Schwartz has also hired an influential lobbyist, Keith Wright, to broker meetings with elected officials, according to two people familiar with the matter. The city must also pay up to $3 million for two consulting firms that were recently hired to study NYCHA.

“The cost of the monitorship is largely shrouded in secrecy,” said Councilman Ritchie Torres, who grew up in public housing.

Schwartz has not spoken with reporters since his appointment and declined to be interviewed for this story.

In a statement, Schwartz said he had spoken with Russ and looked forward to collaborating with him.

Gaining the Trust of Residents

What remains unclear is how the changes at the top will trickle down.

Both Russ and Schwartz will have to face wary residents who may be suspicious of government officials and the landlord that has repeatedly failed them.
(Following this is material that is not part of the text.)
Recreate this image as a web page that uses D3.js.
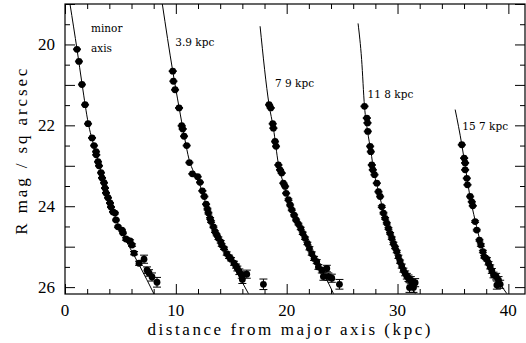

Many are upset they had no say in the selection of the chairman or the monitor, said Daniel Barber, a resident and chairman of a citywide council of tenant associations in public housing.

“Residents are your eyes and ears, your first line of defense,” Barber said. “Sit down with them and really make a comprehensive plan to preserve public housing.”

The city first reached out to Russ in February to gauge interest, city officials said. Russ initially asked the city to take him off the short list because of family considerations. Other qualified candidates also said they were not interested.

In May, federal officials suggested increasing the compensation package to attract candidates and cover relocation costs, city officials said.

Russ was approached again. This time he was interested: He traveled to New York on Mother’s Day and met with de Blasio.

Russ said he was eager to begin building his team. His first order of business? Talk to residents.

“NYCHA has a lease with each one of these families, and that lease obligates us to provide quality housing,” Russ said. “That’s our contract with the family. When you’re not doing that, that’s a problem.”